If you're doing computing that exceeds the Firepro's vram, it will spill into system ram, and if it exceeds that, it's going to spill into HDD/SSD, via SATA. This adds layers of latency, CPU/OS, and be bottlenecked by the SATA performance.

By having 2 x SSDs on the Graphics Card itself, the combined throughput is over 4500MB/s.

This is the next step up for big data computing. Until RAM itself becomes dense enough to support TBs easily & cheap.

Well in such a system you would not have SATA ssd but PCIe giving you them same bandwidth? Xeon E7 support up to 6 TB of RAM so yeah it's possible but of course expensive.
 
Feb 19, 2009
10,457
10
76
Well in such a system you would not have SATA ssd but PCIe giving you them same bandwidth? Xeon E7 support up to 6 TB of RAM so yeah it's possible but of course expensive.

PCIe SSD has the added latency and CPU overhead of OS/CPU/GPU interactions. If a GPU wants to address data on that PCIe SSD, it has to go through those hoops first.

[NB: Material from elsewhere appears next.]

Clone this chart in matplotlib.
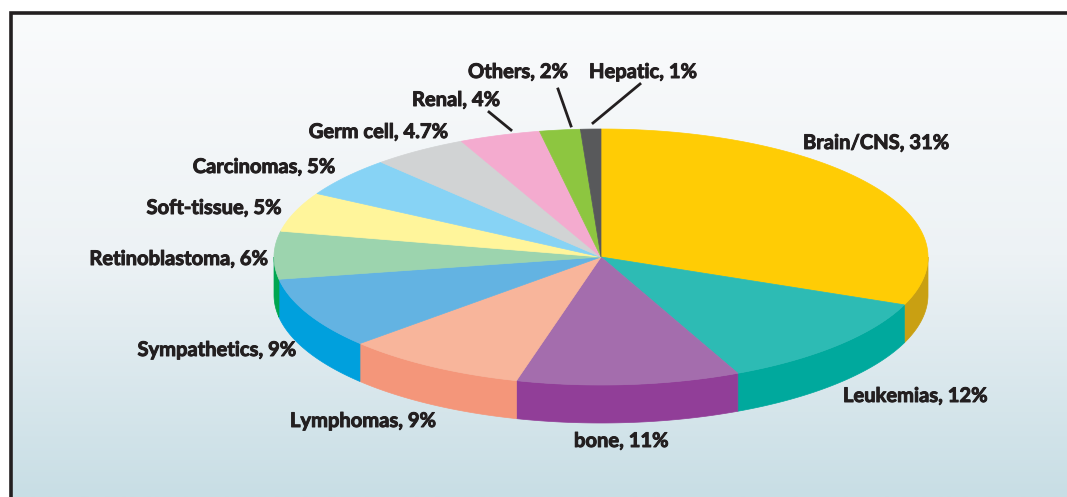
import numpy as np
import matplotlib.pyplot as plt
import matplotlib.patheffects as pe
from matplotlib.patches import Polygon
from matplotlib.colors import LinearSegmentedColormap

# data
categories = ['Brain/CNS', 'Leukemias', 'bone', 'Lymphomas', 'Sympathetics',
              'Retinoblastoma', 'Soft-tissue', 'Carcinomas', 'Germ cell',
              'Renal', 'Others', 'Hepatic']
percent = [31, 12, 11, 9, 9, 6, 5, 5, 4.7, 4, 2, 1]
pct_text = ['31%', '12%', '11%', '9%', '9%', '6%', '5%', '5%', '4.7%', '4%', '2%', '1%']

top_colors = ['#FFCC05', '#2DBBB4', '#A46DAD', '#F8B59B', '#63B3E2', '#9CD4AE',
              '#FFF59B', '#87D3F5', '#D1D3D4', '#F4ABCF', '#8DC640', '#58595B']
side_colors = ['#C9A012', '#00A99D', '#913E98', '#F4967A', '#00A0DD', '#00A651',
               '#E6D76E', '#4FBDE9', '#A7A9AC', '#E07FAF', '#5FA830', '#3A3A3C']

# layout (pixels)
W, H = 1067, 497
cx, cy, rx, ry, depth = 601, 257, 327, 128, 38
label_pos = [(803, 143, 'left'), (843, 396, 'left'), (574, 441, 'left'),
             (290, 421, 'left'), (296, 350, 'right'), (268, 259, 'right'),
             (281, 208, 'right'), (335, 167, 'right'), (448, 132, 'right'),
             (500, 100, 'right'), (468, 72, 'left'), (589, 72, 'left')]
leaders = {'Renal': [(489, 112), (511, 130)],
           'Others': [(558, 89), (571, 126)],
           'Hepatic': [(640, 84), (593, 123)]}

fig = plt.figure(figsize=(W / 100, H / 100), dpi=100)
ax = fig.add_axes([0, 0, 1, 1])
ax.set_xlim(0, W)
ax.set_ylim(H, 0)
ax.axis('off')

# background gradient inside the frame
cmap = LinearSegmentedColormap.from_list('bg', ['#FAFBFC', '#EDF2F5', '#C8DEE5'])
grad = np.linspace(0, 1, 256).reshape(-1, 1)
ax.imshow(grad, cmap=cmap, extent=[11, W, H, 13], aspect='auto', zorder=0)
ax.plot([11, 11, W], [H, 13, 13], color='#231F20', lw=2.6, zorder=1,
        solid_joinstyle='miter')

# slice angles, clockwise from 12 o'clock (y axis points down)
vals = np.array(percent, dtype=float)
edges = -90 + 360 * np.concatenate([[0], np.cumsum(vals)]) / vals.sum()


def arc(t0, t1, dy=0):
    t = np.radians(np.linspace(t0, t1, max(int(abs(t1 - t0) * 2), 2)))
    return np.column_stack([cx + rx * np.cos(t), cy + ry * np.sin(t) + dy])


# side walls (front half only)
for i in range(len(vals)):
    a, b = max(edges[i], 0), min(edges[i + 1], 180)
    if b <= a:
        continue
    pts = np.vstack([arc(a, b), arc(b, a, depth)])
    ax.add_patch(Polygon(pts, closed=True, fc=side_colors[i], ec=side_colors[i],
                         lw=0.5, zorder=2))

# top face
for i in range(len(vals)):
    pts = np.vstack([[cx, cy], arc(edges[i], edges[i + 1])])
    ax.add_patch(Polygon(pts, closed=True, fc=top_colors[i], ec=top_colors[i],
                         lw=0.5, zorder=3))

# labels
thick = [pe.withStroke(linewidth=0.7, foreground='#231F20')]
for name, p, (x, y, ha) in zip(categories, pct_text, label_pos):
    ax.text(x, y, name + ', ' + p, ha=ha, va='center', fontsize=14.5,
            fontweight='bold', family='Lato', color='#231F20', zorder=5,
            path_effects=thick)

for name, pts in leaders.items():
    (x0, y0), (x1, y1) = pts
    ax.plot([x0, x1], [y0, y1], color='#231F20', lw=2, zorder=4)

fig.savefig('out.png', dpi=100)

And I know server grade Intel CPUs support a lot of RAM, however, the build is not feasible for a cheap workstation.
 

crisium

Platinum Member
Aug 19, 2001
2,643
615
136
Interesting. Fully enabled P10 is consumer gaming card only; heavily cut down P10 is professional only. Fully enabled P11 is professional only; lightly cut down P11 is consumer gaming card only.

For now.

~1100MHz 1792SP with no-pin sounds pretty good for a potential RX 465 (should be comparable to stock 380X - 970MHz 2048SPs). RX 460 with 896SPs seems so weak that it it will lose to a GTX 950 (which does have no-pin variants).

I think it's a mistake not to get a no-pin 1792SP card in the market before Nvidia unleashes a beast here (it could be as simple as a GTX 1060 Green edition that maxes out at ~1500MHz).